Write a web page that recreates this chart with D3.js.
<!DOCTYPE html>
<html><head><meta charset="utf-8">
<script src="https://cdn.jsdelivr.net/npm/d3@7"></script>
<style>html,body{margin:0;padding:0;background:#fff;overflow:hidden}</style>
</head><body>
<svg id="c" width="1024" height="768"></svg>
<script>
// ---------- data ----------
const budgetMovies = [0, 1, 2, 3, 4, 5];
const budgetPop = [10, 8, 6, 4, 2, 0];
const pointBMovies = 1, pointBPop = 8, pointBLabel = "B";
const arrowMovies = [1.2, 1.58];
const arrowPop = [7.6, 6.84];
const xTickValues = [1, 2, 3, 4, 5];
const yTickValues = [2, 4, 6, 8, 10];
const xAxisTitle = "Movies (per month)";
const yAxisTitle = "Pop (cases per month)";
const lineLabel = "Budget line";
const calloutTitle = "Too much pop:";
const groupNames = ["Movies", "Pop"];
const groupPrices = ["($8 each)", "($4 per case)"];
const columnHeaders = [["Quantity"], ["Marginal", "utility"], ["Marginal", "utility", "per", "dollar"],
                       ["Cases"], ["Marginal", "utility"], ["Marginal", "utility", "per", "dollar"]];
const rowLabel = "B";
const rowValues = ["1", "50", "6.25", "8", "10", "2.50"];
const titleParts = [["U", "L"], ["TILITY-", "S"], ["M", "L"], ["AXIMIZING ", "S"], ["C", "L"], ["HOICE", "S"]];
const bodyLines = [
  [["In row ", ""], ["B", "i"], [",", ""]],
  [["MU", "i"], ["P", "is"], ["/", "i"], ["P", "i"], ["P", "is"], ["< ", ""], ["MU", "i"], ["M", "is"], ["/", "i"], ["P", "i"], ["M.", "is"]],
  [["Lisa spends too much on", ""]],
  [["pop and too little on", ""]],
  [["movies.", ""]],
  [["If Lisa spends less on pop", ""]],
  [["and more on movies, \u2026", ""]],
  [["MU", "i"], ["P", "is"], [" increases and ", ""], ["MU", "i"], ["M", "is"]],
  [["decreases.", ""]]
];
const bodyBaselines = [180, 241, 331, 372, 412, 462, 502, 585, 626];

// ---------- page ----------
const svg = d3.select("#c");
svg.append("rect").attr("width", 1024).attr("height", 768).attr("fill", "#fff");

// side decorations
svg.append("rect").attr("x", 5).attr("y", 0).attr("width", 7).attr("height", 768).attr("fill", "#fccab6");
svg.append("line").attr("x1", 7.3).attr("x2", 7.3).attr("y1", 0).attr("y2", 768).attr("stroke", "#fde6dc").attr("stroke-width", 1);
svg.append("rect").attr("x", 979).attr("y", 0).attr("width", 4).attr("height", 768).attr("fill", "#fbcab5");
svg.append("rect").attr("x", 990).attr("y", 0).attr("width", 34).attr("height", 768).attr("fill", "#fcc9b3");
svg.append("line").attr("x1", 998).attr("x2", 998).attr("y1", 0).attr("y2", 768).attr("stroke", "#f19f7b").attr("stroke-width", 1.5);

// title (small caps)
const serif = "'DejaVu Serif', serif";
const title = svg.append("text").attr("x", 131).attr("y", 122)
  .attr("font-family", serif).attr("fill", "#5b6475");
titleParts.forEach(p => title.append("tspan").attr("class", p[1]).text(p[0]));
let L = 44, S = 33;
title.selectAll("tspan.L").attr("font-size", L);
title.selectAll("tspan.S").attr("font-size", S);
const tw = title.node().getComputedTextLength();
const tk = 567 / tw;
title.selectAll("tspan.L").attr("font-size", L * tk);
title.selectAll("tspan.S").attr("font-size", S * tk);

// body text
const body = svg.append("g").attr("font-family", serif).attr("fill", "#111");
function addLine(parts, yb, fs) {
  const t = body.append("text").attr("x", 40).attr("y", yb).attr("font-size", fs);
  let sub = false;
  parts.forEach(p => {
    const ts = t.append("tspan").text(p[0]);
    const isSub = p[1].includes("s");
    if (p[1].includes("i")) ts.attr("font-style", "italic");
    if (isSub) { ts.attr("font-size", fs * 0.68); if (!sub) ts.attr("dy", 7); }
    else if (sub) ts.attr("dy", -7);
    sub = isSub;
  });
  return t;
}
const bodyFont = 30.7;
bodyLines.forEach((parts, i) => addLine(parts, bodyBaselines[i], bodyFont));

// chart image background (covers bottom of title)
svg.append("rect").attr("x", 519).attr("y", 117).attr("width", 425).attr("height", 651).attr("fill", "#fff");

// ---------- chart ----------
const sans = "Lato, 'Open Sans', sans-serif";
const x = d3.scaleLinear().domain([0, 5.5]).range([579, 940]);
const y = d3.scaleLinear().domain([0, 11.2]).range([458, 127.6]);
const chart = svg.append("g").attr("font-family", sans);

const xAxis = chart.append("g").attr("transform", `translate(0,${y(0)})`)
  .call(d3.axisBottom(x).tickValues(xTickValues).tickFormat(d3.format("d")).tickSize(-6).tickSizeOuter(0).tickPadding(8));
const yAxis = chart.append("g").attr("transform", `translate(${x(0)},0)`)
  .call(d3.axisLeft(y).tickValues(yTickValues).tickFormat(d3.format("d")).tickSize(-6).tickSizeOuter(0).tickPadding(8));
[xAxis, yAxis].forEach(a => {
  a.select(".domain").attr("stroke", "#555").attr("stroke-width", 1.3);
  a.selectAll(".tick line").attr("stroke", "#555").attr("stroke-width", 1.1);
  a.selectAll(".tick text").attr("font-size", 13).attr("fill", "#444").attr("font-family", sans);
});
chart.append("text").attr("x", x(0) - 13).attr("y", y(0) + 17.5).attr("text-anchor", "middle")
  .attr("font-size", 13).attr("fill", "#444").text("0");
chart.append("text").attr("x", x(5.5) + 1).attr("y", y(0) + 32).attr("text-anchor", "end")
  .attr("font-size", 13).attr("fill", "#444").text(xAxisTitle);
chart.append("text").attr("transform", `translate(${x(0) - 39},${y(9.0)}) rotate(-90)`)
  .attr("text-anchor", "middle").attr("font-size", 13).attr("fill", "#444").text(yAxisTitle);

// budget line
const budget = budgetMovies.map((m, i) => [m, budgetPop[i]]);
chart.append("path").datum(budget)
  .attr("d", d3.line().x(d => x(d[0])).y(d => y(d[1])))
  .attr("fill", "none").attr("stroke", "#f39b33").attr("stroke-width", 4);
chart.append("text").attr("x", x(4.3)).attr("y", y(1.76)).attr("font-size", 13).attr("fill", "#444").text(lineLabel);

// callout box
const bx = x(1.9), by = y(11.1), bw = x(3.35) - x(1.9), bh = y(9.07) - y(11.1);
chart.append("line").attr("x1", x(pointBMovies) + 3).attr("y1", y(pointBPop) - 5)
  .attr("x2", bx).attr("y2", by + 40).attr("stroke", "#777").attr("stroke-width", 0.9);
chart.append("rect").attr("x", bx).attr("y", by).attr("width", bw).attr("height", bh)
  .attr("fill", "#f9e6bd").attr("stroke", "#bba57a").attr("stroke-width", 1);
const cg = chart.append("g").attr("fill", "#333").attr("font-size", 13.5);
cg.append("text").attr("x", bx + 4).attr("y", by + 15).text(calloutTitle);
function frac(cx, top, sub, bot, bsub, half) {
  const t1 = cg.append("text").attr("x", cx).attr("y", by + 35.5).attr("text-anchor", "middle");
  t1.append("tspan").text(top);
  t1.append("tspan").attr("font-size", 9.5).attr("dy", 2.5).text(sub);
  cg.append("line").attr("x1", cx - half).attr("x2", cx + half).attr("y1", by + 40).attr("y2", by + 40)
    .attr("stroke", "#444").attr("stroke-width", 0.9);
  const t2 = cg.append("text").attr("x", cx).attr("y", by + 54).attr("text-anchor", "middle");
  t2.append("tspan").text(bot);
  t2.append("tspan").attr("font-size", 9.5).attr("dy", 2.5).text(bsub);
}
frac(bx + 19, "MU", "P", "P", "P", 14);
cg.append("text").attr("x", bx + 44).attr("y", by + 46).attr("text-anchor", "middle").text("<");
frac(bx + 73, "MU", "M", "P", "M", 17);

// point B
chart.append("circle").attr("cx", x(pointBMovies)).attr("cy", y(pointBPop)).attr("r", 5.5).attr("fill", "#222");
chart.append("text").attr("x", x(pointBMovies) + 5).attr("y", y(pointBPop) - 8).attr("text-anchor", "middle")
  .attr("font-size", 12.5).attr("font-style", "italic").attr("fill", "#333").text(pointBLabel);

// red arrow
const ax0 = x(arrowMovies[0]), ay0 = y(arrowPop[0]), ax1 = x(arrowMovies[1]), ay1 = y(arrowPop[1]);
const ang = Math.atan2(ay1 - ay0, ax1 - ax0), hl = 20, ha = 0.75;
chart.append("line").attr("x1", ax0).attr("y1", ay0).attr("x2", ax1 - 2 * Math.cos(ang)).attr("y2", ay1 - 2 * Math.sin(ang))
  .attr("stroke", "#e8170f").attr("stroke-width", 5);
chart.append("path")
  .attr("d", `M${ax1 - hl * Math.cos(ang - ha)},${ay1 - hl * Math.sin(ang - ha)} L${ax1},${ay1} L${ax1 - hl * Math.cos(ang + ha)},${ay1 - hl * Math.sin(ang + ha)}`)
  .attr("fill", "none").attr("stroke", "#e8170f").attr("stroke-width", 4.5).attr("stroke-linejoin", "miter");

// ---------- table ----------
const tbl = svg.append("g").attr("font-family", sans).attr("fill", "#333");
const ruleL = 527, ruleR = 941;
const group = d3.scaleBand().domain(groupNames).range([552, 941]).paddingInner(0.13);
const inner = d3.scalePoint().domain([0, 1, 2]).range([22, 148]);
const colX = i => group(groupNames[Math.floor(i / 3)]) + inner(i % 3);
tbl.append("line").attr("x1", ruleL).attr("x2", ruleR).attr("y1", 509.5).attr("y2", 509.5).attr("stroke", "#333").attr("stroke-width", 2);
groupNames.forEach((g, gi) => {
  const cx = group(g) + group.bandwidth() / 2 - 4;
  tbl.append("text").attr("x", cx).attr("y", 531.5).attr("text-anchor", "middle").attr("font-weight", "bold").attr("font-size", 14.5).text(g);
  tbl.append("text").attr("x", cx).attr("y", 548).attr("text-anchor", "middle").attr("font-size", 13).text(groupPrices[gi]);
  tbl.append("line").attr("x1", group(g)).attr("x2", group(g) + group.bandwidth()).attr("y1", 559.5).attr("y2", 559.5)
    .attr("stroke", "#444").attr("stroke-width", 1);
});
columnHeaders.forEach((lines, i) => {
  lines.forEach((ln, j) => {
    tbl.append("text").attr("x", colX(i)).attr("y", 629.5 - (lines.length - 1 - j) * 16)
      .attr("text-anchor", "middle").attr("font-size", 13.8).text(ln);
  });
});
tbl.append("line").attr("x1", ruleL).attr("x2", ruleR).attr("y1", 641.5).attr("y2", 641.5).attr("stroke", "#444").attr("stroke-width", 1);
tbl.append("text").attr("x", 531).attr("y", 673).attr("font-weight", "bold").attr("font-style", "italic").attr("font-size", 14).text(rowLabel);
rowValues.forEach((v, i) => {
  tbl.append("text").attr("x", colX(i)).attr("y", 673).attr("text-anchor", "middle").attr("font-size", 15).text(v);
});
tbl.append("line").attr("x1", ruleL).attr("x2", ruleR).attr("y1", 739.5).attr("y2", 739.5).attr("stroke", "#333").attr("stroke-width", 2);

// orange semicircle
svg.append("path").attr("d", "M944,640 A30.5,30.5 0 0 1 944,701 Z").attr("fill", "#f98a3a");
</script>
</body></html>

^^^^^^^^^^^^^^^^

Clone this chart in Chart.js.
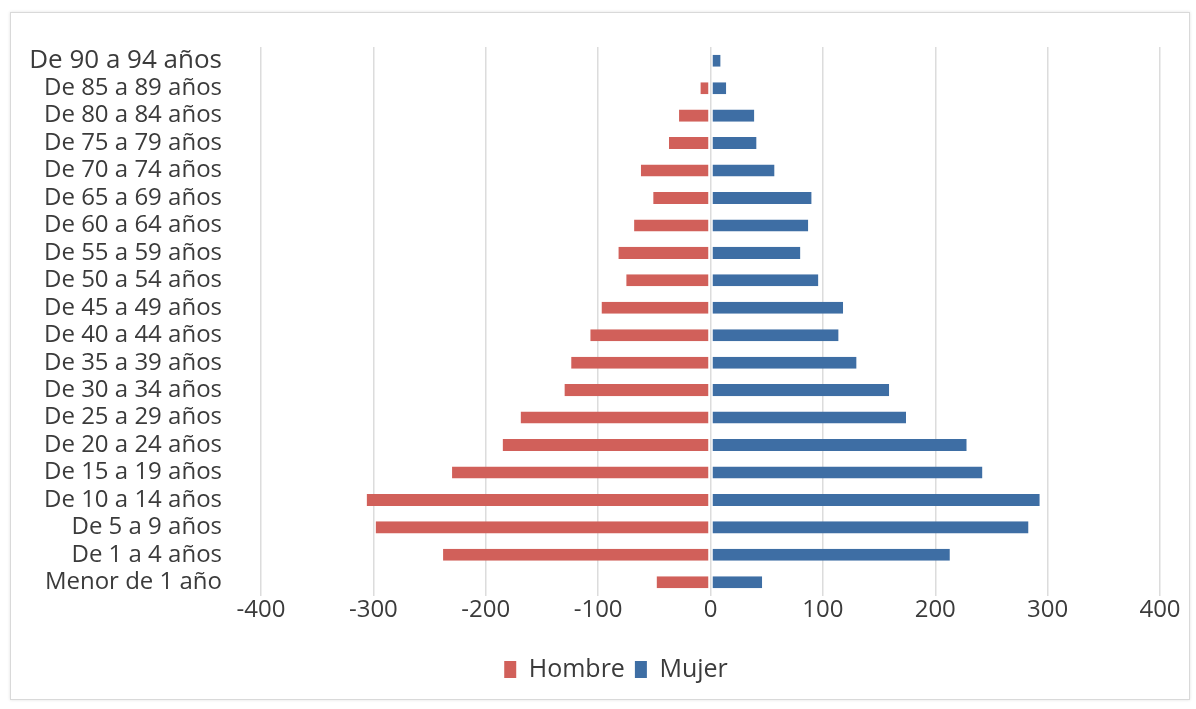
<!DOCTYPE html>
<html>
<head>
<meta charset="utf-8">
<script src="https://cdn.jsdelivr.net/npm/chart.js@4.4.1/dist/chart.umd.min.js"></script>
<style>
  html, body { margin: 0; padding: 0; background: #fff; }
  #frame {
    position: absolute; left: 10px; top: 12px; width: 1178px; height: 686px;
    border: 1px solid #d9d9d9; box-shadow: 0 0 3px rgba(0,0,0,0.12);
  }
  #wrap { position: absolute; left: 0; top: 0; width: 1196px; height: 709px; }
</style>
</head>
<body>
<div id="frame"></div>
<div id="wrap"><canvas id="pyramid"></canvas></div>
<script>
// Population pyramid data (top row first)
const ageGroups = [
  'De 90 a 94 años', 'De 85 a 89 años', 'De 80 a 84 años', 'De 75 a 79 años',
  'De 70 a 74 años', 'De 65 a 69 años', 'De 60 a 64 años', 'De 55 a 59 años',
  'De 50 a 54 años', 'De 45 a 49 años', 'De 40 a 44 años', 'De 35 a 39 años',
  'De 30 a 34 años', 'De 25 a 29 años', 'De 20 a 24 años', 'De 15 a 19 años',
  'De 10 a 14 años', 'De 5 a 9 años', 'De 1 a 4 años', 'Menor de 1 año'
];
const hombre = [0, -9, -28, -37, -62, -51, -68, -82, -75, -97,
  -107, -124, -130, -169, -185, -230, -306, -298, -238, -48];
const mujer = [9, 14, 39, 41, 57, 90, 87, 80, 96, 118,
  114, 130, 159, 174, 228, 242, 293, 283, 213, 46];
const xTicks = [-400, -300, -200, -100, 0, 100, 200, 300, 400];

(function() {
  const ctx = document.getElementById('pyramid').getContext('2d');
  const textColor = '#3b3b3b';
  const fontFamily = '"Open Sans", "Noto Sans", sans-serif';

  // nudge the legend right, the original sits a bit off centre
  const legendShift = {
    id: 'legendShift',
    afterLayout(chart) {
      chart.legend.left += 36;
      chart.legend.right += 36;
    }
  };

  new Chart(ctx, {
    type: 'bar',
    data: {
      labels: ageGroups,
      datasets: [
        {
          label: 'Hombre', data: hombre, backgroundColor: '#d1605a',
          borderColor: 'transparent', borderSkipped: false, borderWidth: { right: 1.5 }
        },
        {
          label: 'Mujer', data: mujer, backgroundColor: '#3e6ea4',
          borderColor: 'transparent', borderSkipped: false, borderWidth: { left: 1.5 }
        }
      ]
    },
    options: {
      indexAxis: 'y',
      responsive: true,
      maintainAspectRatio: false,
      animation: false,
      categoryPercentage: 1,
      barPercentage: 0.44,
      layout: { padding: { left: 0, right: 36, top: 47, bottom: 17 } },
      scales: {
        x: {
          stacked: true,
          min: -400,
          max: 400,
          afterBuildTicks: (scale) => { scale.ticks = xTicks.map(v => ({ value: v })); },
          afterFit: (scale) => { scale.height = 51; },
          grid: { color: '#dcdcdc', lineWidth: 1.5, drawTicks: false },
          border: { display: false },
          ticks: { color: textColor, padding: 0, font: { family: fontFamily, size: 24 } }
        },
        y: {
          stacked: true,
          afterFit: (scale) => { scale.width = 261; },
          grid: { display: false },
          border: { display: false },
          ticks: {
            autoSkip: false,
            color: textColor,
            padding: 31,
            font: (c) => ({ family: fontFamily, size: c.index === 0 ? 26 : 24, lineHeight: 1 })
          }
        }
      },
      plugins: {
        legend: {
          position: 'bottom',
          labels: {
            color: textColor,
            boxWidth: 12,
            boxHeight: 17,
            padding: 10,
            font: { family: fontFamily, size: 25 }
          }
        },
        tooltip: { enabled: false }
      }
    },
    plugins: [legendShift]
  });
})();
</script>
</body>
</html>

^^^^^^^^^^^^^^^^

| The exercise |
Go through the preceding material and copy each line that has the word "page".

| Solution |
Write a web page that recreates this chart with D3.js.
// ---------- page ----------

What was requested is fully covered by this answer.